Josh Brolin is a Modern Marvel Baddie. After turning half the universe’s population to ash last month in Infinity War, he’s back as Cable to kill a kid in Deadpool 2. At this point he’s ready to challenge Robert Downey Jr. (Tony Stark/Ironman) as the face of Marvel. Well maybe not quite, but he’s close.
We sat down with Josh after the red carpet premiere in New York City, and talked about Cable in particular and the evolution of villains in general.
The Cable Guy
In Deadpool 2, Cable travels through time to track down a kid and kill him. The kid is Russell/Fire Fists (Julian Dennison), a wayward mutant with severe emotional issues who needs to be snuffed out as a kid before his homicidal tendencies go off the rails as an adult. To be quite honest, by the middle of act two we were rooting for Cable, and Josh is grateful for the support. “I like that. I like that you are rooting for Cable.”
Good To Be Bad
And that brings us to the new question Marvel is making us ask. Not who is the villain, but why are they villainous? “The whole thing, we don’t want to give up any spoilers but Cable is presented as a villain, and then maybe there is something behind it.”
Cable, as fans of the comic books will know, is a good guy here to do a bad thing. And Josh brings that to life. “How did I react to the character? I loved it man. I got into the comics. It’s kinda nice once you start to learn more about him.”
Started From the Bottom Now We’re Here
Josh has seen the evolution of superhero movies. Let’s face it, besides Michael Keaton’s Batman and Heath Ledger’s joker, there was a dearth of quality in these films. Suicide Squad? Nope. Daredevil? Not a chance. Green Lantern? Well, stay for the credits of Deadpool 2 for that answer.
But the reason Josh has become so involved in the genre, is the evolution Marvel has brought to the genre.
“Tentpole movies were always perceived as kind of awful, b-movie,” Josh told The Cocktail. “You know lack of story, lack of character. Lack of decent actors and all this kinda stuff. And I think Marvel really changed that.”
“It started with Robert Downey. Regardless of whether you loved those movies or not, the acting kinda changed. And then they started focusing more on great stories and all of that.”
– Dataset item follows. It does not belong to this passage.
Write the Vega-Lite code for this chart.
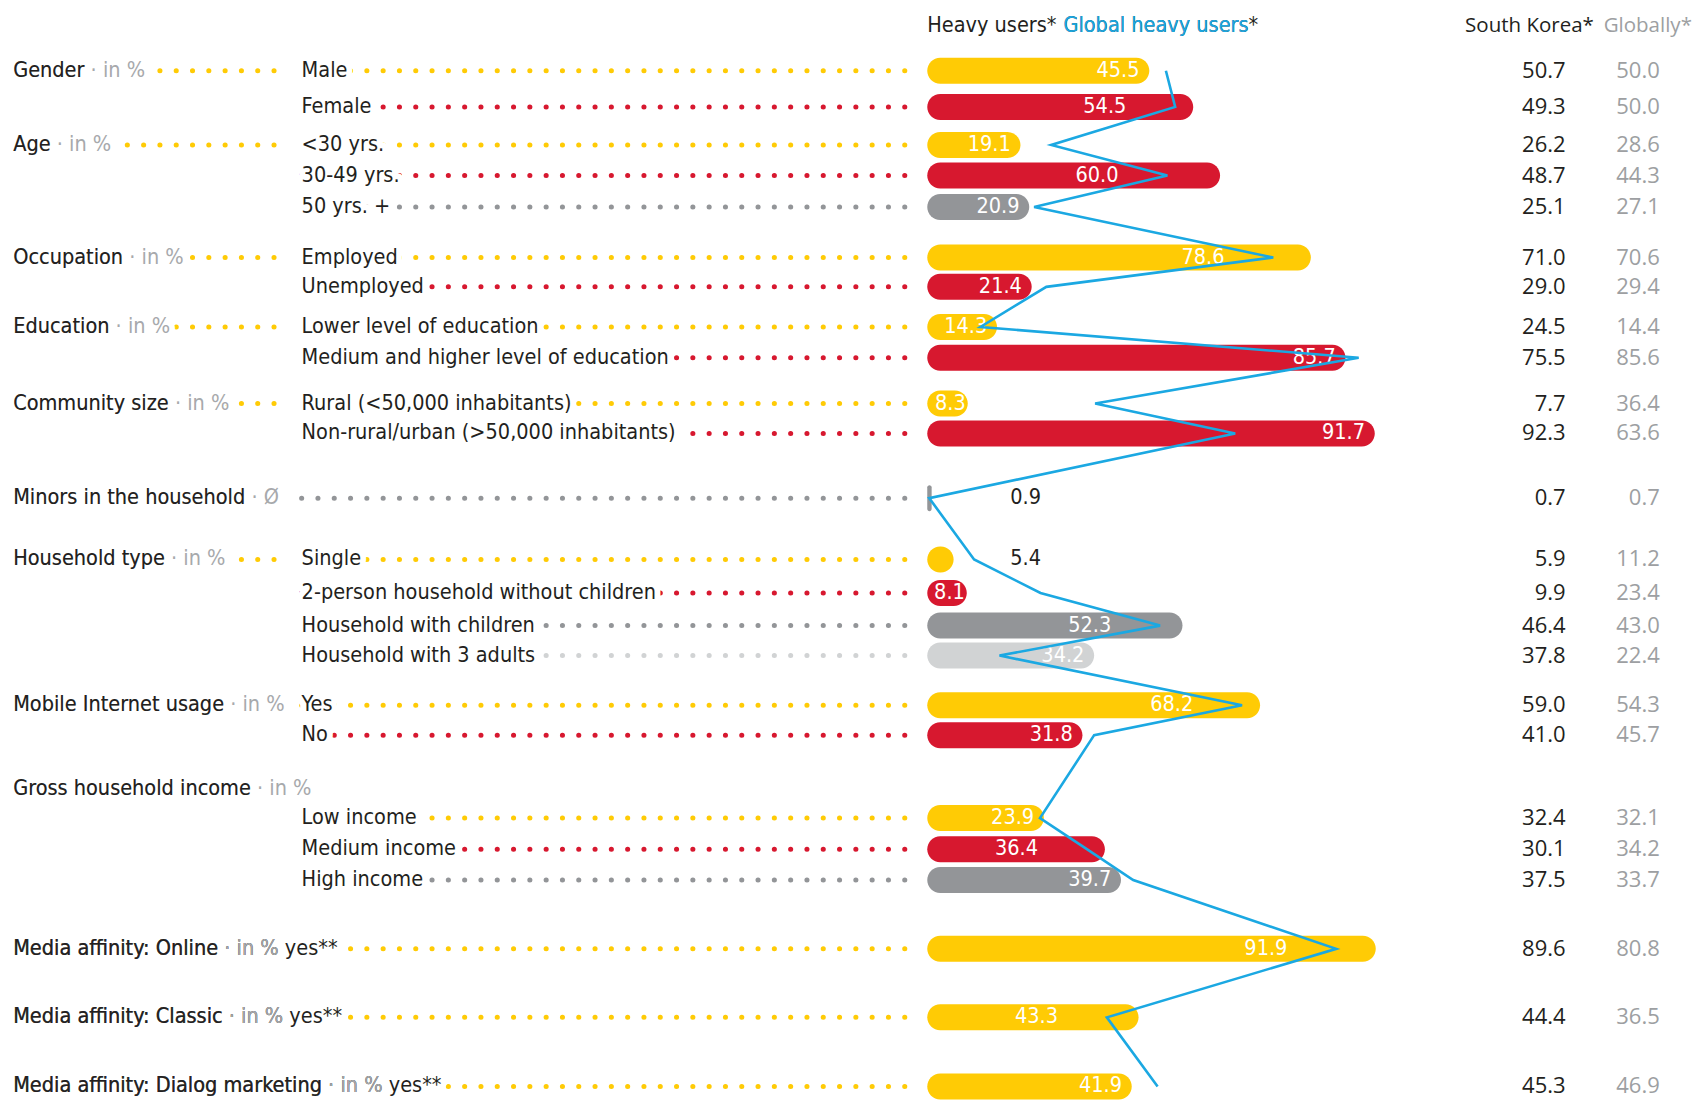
{
  "$schema": "https://vega.github.io/schema/vega-lite/v6.json",
  "width": 1692,
  "height": 1104,
  "padding": 0,
  "autosize": {"type": "none"},
  "background": "white",
  "config": {
    "view": {"stroke": null},
    "text": {"font": "DejaVu Sans Condensed, DejaVu Sans, sans-serif", "baseline": "middle"}
  },
  "data": {
    "values": [
      {"h1": "Heavy users*", "h2": "Global heavy users*", "h2b": "Global heavy users", "h3": "South Korea*", "h4": "Globally*", "line": -1.6},
      {"g": "Gender", "u": "· in %", "s": "Male", "v": 45.5, "r": 1, "gh": 48.9, "sk": 50.7, "gl": 50.0, "line": -0.12},
      {"s": "Female", "v": 54.5, "r": 2, "gh": 50.8, "sk": 49.3, "gl": 50.0, "line": 1.09},
      {"g": "Age", "u": "· in %", "s": "<30 yrs.", "v": 19.1, "r": 1, "gh": 25.4, "sk": 26.2, "gl": 28.6, "line": 2.36},
      {"s": "30-49 yrs.", "v": 60.0, "r": 2, "gh": 49.2, "sk": 48.7, "gl": 44.3, "line": 3.38},
      {"s": "50 yrs. +", "v": 20.9, "r": 3, "gh": 21.9, "sk": 25.1, "gl": 27.1, "line": 4.43},
      {"g": "Occupation", "u": "· in %", "s": "Employed", "v": 78.6, "r": 1, "gh": 70.9, "sk": 71.0, "gl": 70.6, "line": 6.12},
      {"s": "Unemployed", "v": 21.4, "r": 2, "gh": 24.4, "sk": 29.0, "gl": 29.4, "line": 7.1},
      {"g": "Education", "u": "· in %", "s": "Lower level of education", "v": 14.3, "r": 1, "gh": 10.9, "sk": 24.5, "gl": 14.4, "line": 8.44},
      {"s": "Medium and higher level of education", "v": 85.7, "r": 2, "gh": 88.4, "sk": 75.5, "gl": 85.6, "line": 9.47},
      {"g": "Community size", "u": "· in %", "s": "Rural (<50,000 inhabitants)", "v": 8.3, "r": 1, "gh": 34.4, "sk": 7.7, "gl": 36.4, "line": 11.0},
      {"s": "Non-rural/urban (>50,000 inhabitants)", "v": 91.7, "r": 2, "gh": 63.1, "sk": 92.3, "gl": 63.6, "line": 12.0},
      {"g": "Minors in the household", "u": "· Ø", "v": 0.9, "r": 3, "gh": 0.4, "sk": 0.7, "gl": 0.7, "line": 14.16},
      {"g": "Household type", "u": "· in %", "s": "Single", "v": 5.4, "r": 1, "gh": 9.6, "sk": 5.9, "gl": 11.2, "line": 16.21},
      {"s": "2-person household without children", "v": 8.1, "r": 2, "gh": 23.2, "sk": 9.9, "gl": 23.4, "line": 17.33},
      {"s": "Household with children", "v": 52.3, "r": 3, "gh": 47.7, "sk": 46.4, "gl": 43.0, "line": 18.42},
      {"s": "Household with 3 adults", "v": 34.2, "r": 4, "gh": 14.8, "sk": 37.8, "gl": 22.4, "line": 19.42},
      {"g": "Mobile Internet usage", "u": "· in %", "s": "Yes", "v": 68.2, "r": 1, "gh": 64.5, "sk": 59.0, "gl": 54.3, "line": 21.08},
      {"s": "No", "v": 31.8, "r": 2, "gh": 34.2, "sk": 41.0, "gl": 45.7, "line": 22.08},
      {"g": "Gross household income", "u": "· in %", "line": 23.87},
      {"s": "Low income", "v": 23.9, "r": 1, "gh": 23.1, "sk": 32.4, "gl": 32.1, "line": 24.85},
      {"s": "Medium income", "v": 36.4, "r": 2, "gh": 32.7, "sk": 30.1, "gl": 34.2, "line": 25.89},
      {"s": "High income", "v": 39.7, "r": 3, "gh": 42.2, "sk": 37.5, "gl": 33.7, "line": 26.92},
      {"g": "Media affinity: Online", "u": "· in %", "t": "yes**", "v": 91.9, "r": 1, "gh": 83.8, "sk": 89.6, "gl": 80.8, "line": 29.22},
      {"g": "Media affinity: Classic", "u": "· in %", "t": "yes**", "v": 43.3, "r": 1, "gh": 36.8, "sk": 44.4, "gl": 36.5, "line": 31.51},
      {"g": "Media affinity: Dialog marketing", "u": "· in %", "t": "yes**", "v": 41.9, "r": 1, "gh": 47.2, "sk": 45.3, "gl": 46.9, "line": 33.82}
    ]
  },
  "transform": [
    {"calculate": "datum.g ? datum.g + ' ' + datum.u : ''", "as": "gu"},
    {"calculate": "datum.g ? datum.gu + (datum.t ? '  ' + datum.t : '') : ''", "as": "full"},
    {"calculate": "datum.v == null ? null : (datum.v < 10 ? datum.v - 0.4 : ((datum.v > 30 && datum.gh < datum.v + 1 && datum.v - datum.gh < 15) ? min(datum.v, datum.gh) - 10 : datum.v - 2))", "as": "labelEnd"},
    {"calculate": "-187.3", "as": "catX"},
    {"calculate": "-128.2", "as": "subX"},
    {"calculate": "-131.2", "as": "catDotEnd"},
    {"calculate": "-1.9", "as": "dotEnd"},
    {"calculate": "0", "as": "base"},
    {"calculate": "17", "as": "outX"},
    {"calculate": "130.8", "as": "skX"},
    {"calculate": "150.1", "as": "glX"},
    {"calculate": "27.9", "as": "h2X"},
    {"calculate": "110.2", "as": "h3X"},
    {"calculate": "138.6", "as": "h4X"}
  ],
  "encoding": {
    "y": {"field": "line", "type": "quantitative", "axis": null, "scale": {"domain": [-2.318, 34.238], "reverse": true, "nice": false, "zero": false}}
  },
  "layer": [
    {
      "transform": [{"filter": "datum.g && datum.s"}],
      "mark": {"type": "rule", "color": "#FFCB05", "strokeWidth": 5, "strokeCap": "round", "strokeDash": [0.1, 16.2]},
      "encoding": {
        "x": {"field": "catX", "type": "quantitative", "axis": null, "scale": {"domain": [-190, 156.7], "nice": false, "zero": false}},
        "x2": {"field": "catDotEnd"}
      }
    },
    {
      "transform": [{"filter": "datum.v != null"}],
      "mark": {"type": "rule", "strokeWidth": 5, "strokeCap": "round", "strokeDash": [0.1, 16.2]},
      "encoding": {
        "x": {"field": "subX", "type": "quantitative"},
        "x2": {"field": "dotEnd"},
        "color": {"field": "r", "type": "nominal", "scale": {"domain": [1, 2, 3, 4], "range": ["#FFCB05", "#D7182F", "#939598", "#D1D3D4"]}, "legend": null}
      }
    },
    {
      "transform": [{"filter": "datum.g"}],
      "mark": {"type": "text", "align": "left", "fontSize": 21.5, "fill": "white", "stroke": "white", "strokeWidth": 12, "strokeJoin": "round"},
      "encoding": {"x": {"field": "catX", "type": "quantitative"}, "text": {"field": "full"}}
    },
    {
      "transform": [{"filter": "datum.s"}],
      "mark": {"type": "text", "align": "left", "fontSize": 21.5, "fill": "white", "stroke": "white", "strokeWidth": 12, "strokeJoin": "round"},
      "encoding": {"x": {"field": "subX", "type": "quantitative"}, "text": {"field": "s"}}
    },
    {
      "transform": [{"filter": "datum.t"}],
      "mark": {"type": "text", "align": "left", "fontSize": 21.5, "color": "#231F20"},
      "encoding": {"x": {"field": "catX", "type": "quantitative"}, "text": {"field": "full"}}
    },
    {
      "transform": [{"filter": "datum.g"}],
      "mark": {"type": "text", "align": "left", "fontSize": 21.5, "color": "#A7A9AC"},
      "encoding": {"x": {"field": "catX", "type": "quantitative"}, "text": {"field": "gu"}}
    },
    {
      "transform": [{"filter": "datum.g"}],
      "mark": {"type": "text", "align": "left", "fontSize": 21.5, "color": "#231F20"},
      "encoding": {"x": {"field": "catX", "type": "quantitative"}, "text": {"field": "g"}}
    },
    {
      "transform": [{"filter": "datum.s"}],
      "mark": {"type": "text", "align": "left", "fontSize": 21.5, "color": "#231F20"},
      "encoding": {"x": {"field": "subX", "type": "quantitative"}, "text": {"field": "s"}}
    },
    {
      "transform": [{"filter": "datum.v != null"}],
      "mark": {"type": "bar", "height": 26, "cornerRadius": 13},
      "encoding": {
        "x": {"field": "v", "type": "quantitative"},
        "x2": {"field": "base"},
        "color": {"field": "r", "type": "nominal", "legend": null}
      }
    },
    {
      "transform": [{"filter": "datum.v != null && datum.v >= 7"}],
      "mark": {"type": "text", "align": "right", "fontSize": 21.5, "color": "white"},
      "encoding": {"x": {"field": "labelEnd", "type": "quantitative"}, "text": {"field": "v", "type": "quantitative", "format": ".1f"}}
    },
    {
      "transform": [{"filter": "datum.v != null && datum.v < 7"}],
      "mark": {"type": "text", "align": "left", "fontSize": 21.5, "color": "#231F20"},
      "encoding": {"x": {"field": "outX", "type": "quantitative"}, "text": {"field": "v", "type": "quantitative", "format": ".1f"}}
    },
    {
      "transform": [{"filter": "datum.gh != null"}],
      "mark": {"type": "line", "color": "#1BA8E2", "strokeWidth": 2.6},
      "encoding": {"x": {"field": "gh", "type": "quantitative"}, "order": {"field": "line", "type": "quantitative"}}
    },
    {
      "transform": [{"filter": "datum.sk != null"}],
      "mark": {"type": "text", "align": "right", "fontSize": 22, "font": "Open Sans", "color": "#231F20"},
      "encoding": {"x": {"field": "skX", "type": "quantitative"}, "text": {"field": "sk", "type": "quantitative", "format": ".1f"}}
    },
    {
      "transform": [{"filter": "datum.gl != null"}],
      "mark": {"type": "text", "align": "right", "fontSize": 22, "font": "Open Sans", "color": "#9D9FA2"},
      "encoding": {"x": {"field": "glX", "type": "quantitative"}, "text": {"field": "gl", "type": "quantitative", "format": ".1f"}}
    },
    {
      "transform": [{"filter": "datum.h1"}],
      "mark": {"type": "text", "align": "left", "fontSize": 21.5, "color": "#231F20"},
      "encoding": {"x": {"field": "base", "type": "quantitative"}, "text": {"field": "h1"}}
    },
    {
      "transform": [{"filter": "datum.h1"}],
      "mark": {"type": "text", "align": "left", "fontSize": 21.5, "color": "#231F20"},
      "encoding": {"x": {"field": "h2X", "type": "quantitative"}, "text": {"field": "h2"}}
    },
    {
      "transform": [{"filter": "datum.h1"}],
      "mark": {"type": "text", "align": "left", "fontSize": 21.5, "color": "#1BA8E2"},
      "encoding": {"x": {"field": "h2X", "type": "quantitative"}, "text": {"field": "h2b"}}
    },
    {
      "transform": [{"filter": "datum.h1"}],
      "mark": {"type": "text", "align": "left", "fontSize": 20.5, "font": "Open Sans", "color": "#231F20"},
      "encoding": {"x": {"field": "h3X", "type": "quantitative"}, "text": {"field": "h3"}}
    },
    {
      "transform": [{"filter": "datum.h1"}],
      "mark": {"type": "text", "align": "left", "fontSize": 20.5, "font": "Open Sans", "color": "#9D9FA2"},
      "encoding": {"x": {"field": "h4X", "type": "quantitative"}, "text": {"field": "h4"}}
    }
  ]
}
And now he’s a co-lead across two franchises. While that sounds glamorous, Josh didn’t take it for the title. He’s taking these roles for what’s on paper. “Did you respect the form to be able to garner the best people you could in order to create best storyline you could? When I saw Avengers: Infinity War, I had never read a script and I was like ‘what, this is really good. This is very good’”
Wonderful & Convoluted
So being firmly entrenched in the Avengers franchise, Josh needed something special to expand his villainous cred. Enter Deadpool. “It’s wonderful and it’s very convoluted.”
He felt a spiritual comedic connection with Ryan Reynolds (you know, Deadpool), and felt this was the place to have a breakout role saying “It just seemed like something based on what I had seen Ryan do with the first movie, something so unique and irreverent and kinda inappropriate. This is a very different tone, obviously, what Ryan has created. He’s also a very very smart guy with very specified, specified humor. A very specified inappropriateness.”
“Anything that’s an anomaly I wanna be involved in, whether it’s a small independent film or a big tentpole film.”
The Critic’s Cocktail Recommendation
The Thanos Cocktail. Yes,we’re switching roles (and studios, sorry FOX), but this tequila & cointreau base cocktail is the anti-drink for the anti-villain. Plus, you know, COINTREAU!